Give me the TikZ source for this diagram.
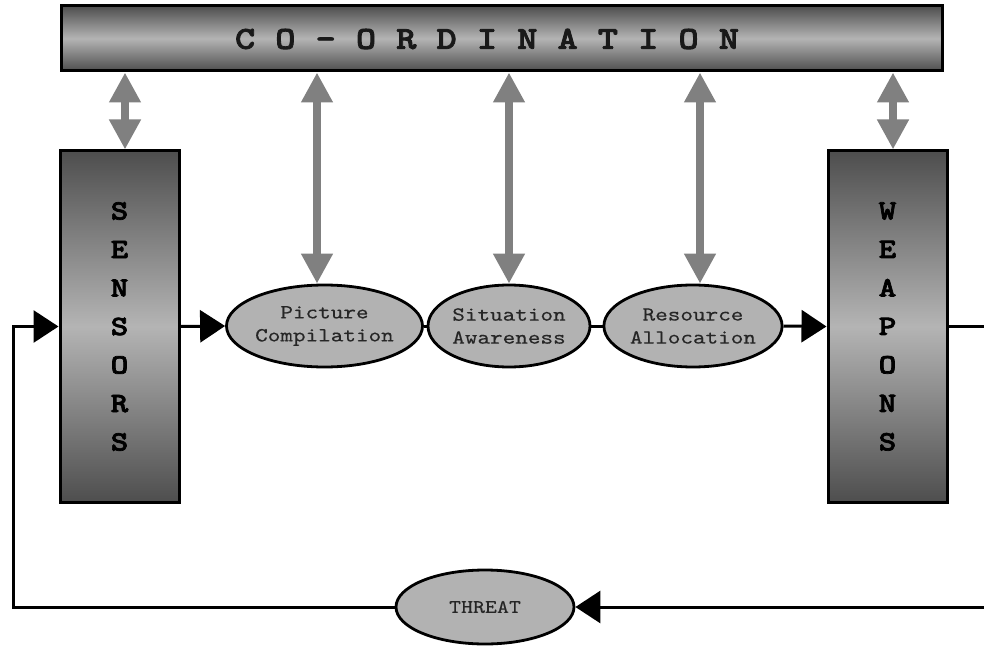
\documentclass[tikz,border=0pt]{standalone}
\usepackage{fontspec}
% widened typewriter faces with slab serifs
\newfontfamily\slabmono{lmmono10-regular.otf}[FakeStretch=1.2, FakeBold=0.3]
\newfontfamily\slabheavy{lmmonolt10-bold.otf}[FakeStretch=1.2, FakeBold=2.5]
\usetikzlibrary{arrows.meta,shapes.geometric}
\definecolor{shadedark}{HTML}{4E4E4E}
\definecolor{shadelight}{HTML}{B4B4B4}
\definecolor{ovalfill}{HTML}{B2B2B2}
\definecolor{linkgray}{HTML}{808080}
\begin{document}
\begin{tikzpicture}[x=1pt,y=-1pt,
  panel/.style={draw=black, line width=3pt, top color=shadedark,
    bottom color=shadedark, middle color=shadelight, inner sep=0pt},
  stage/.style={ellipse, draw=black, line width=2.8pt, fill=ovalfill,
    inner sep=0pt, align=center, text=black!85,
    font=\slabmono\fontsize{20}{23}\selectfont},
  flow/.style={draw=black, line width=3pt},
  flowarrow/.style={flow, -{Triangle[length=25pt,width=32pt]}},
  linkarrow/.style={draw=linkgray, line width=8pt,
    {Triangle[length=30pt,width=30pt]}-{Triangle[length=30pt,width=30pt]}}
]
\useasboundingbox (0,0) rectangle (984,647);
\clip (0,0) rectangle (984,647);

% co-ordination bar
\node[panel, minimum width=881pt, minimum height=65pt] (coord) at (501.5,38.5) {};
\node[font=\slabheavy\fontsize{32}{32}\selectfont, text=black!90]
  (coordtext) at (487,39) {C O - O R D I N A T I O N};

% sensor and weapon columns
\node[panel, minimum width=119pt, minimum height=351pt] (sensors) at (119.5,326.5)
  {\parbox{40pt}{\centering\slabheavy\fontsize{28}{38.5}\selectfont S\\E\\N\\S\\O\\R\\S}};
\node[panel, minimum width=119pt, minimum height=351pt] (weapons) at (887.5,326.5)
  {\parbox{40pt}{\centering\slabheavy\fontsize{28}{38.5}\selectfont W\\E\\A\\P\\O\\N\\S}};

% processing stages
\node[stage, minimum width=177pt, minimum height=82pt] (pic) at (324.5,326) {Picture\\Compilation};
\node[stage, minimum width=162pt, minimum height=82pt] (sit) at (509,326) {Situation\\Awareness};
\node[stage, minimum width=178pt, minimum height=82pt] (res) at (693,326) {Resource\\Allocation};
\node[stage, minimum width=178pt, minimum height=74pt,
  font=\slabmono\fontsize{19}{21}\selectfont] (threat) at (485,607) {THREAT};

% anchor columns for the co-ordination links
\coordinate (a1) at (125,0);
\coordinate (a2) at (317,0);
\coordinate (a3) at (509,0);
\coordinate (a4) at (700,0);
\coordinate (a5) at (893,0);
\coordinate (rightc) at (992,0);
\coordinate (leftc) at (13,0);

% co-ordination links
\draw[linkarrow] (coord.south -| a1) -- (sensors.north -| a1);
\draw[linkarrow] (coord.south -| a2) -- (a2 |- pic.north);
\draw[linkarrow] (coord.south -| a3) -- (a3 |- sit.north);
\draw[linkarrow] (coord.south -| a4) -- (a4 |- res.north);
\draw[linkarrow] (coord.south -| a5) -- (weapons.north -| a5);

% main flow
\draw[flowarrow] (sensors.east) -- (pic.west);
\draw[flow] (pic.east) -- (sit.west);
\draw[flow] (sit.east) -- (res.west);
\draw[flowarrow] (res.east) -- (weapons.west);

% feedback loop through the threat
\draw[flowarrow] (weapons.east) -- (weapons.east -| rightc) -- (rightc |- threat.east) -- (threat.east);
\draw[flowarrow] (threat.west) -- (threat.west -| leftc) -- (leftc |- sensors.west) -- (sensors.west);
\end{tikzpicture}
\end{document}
-- -- --
▸ **Do this**
Reproduce the material above in full, exactly, with no images.

▸ **Expected answer**
Give me the TikZ source for this diagram.
\documentclass[tikz,border=0pt]{standalone}
\usepackage{fontspec}
% widened typewriter faces with slab serifs
\newfontfamily\slabmono{lmmono10-regular.otf}[FakeStretch=1.2, FakeBold=0.3]
\newfontfamily\slabheavy{lmmonolt10-bold.otf}[FakeStretch=1.2, FakeBold=2.5]
\usetikzlibrary{arrows.meta,shapes.geometric}
\definecolor{shadedark}{HTML}{4E4E4E}
\definecolor{shadelight}{HTML}{B4B4B4}
\definecolor{ovalfill}{HTML}{B2B2B2}
\definecolor{linkgray}{HTML}{808080}
\begin{document}
\begin{tikzpicture}[x=1pt,y=-1pt,
  panel/.style={draw=black, line width=3pt, top color=shadedark,
    bottom color=shadedark, middle color=shadelight, inner sep=0pt},
  stage/.style={ellipse, draw=black, line width=2.8pt, fill=ovalfill,
    inner sep=0pt, align=center, text=black!85,
    font=\slabmono\fontsize{20}{23}\selectfont},
  flow/.style={draw=black, line width=3pt},
  flowarrow/.style={flow, -{Triangle[length=25pt,width=32pt]}},
  linkarrow/.style={draw=linkgray, line width=8pt,
    {Triangle[length=30pt,width=30pt]}-{Triangle[length=30pt,width=30pt]}}
]
\useasboundingbox (0,0) rectangle (984,647);
\clip (0,0) rectangle (984,647);

% co-ordination bar
\node[panel, minimum width=881pt, minimum height=65pt] (coord) at (501.5,38.5) {};
\node[font=\slabheavy\fontsize{32}{32}\selectfont, text=black!90]
  (coordtext) at (487,39) {C O - O R D I N A T I O N};

% sensor and weapon columns
\node[panel, minimum width=119pt, minimum height=351pt] (sensors) at (119.5,326.5)
  {\parbox{40pt}{\centering\slabheavy\fontsize{28}{38.5}\selectfont S\\E\\N\\S\\O\\R\\S}};
\node[panel, minimum width=119pt, minimum height=351pt] (weapons) at (887.5,326.5)
  {\parbox{40pt}{\centering\slabheavy\fontsize{28}{38.5}\selectfont W\\E\\A\\P\\O\\N\\S}};

% processing stages
\node[stage, minimum width=177pt, minimum height=82pt] (pic) at (324.5,326) {Picture\\Compilation};
\node[stage, minimum width=162pt, minimum height=82pt] (sit) at (509,326) {Situation\\Awareness};
\node[stage, minimum width=178pt, minimum height=82pt] (res) at (693,326) {Resource\\Allocation};
\node[stage, minimum width=178pt, minimum height=74pt,
  font=\slabmono\fontsize{19}{21}\selectfont] (threat) at (485,607) {THREAT};

% anchor columns for the co-ordination links
\coordinate (a1) at (125,0);
\coordinate (a2) at (317,0);
\coordinate (a3) at (509,0);
\coordinate (a4) at (700,0);
\coordinate (a5) at (893,0);
\coordinate (rightc) at (992,0);
\coordinate (leftc) at (13,0);

% co-ordination links
\draw[linkarrow] (coord.south -| a1) -- (sensors.north -| a1);
\draw[linkarrow] (coord.south -| a2) -- (a2 |- pic.north);
\draw[linkarrow] (coord.south -| a3) -- (a3 |- sit.north);
\draw[linkarrow] (coord.south -| a4) -- (a4 |- res.north);
\draw[linkarrow] (coord.south -| a5) -- (weapons.north -| a5);

% main flow
\draw[flowarrow] (sensors.east) -- (pic.west);
\draw[flow] (pic.east) -- (sit.west);
\draw[flow] (sit.east) -- (res.west);
\draw[flowarrow] (res.east) -- (weapons.west);

% feedback loop through the threat
\draw[flowarrow] (weapons.east) -- (weapons.east -| rightc) -- (rightc |- threat.east) -- (threat.east);
\draw[flowarrow] (threat.west) -- (threat.west -| leftc) -- (leftc |- sensors.west) -- (sensors.west);
\end{tikzpicture}
\end{document}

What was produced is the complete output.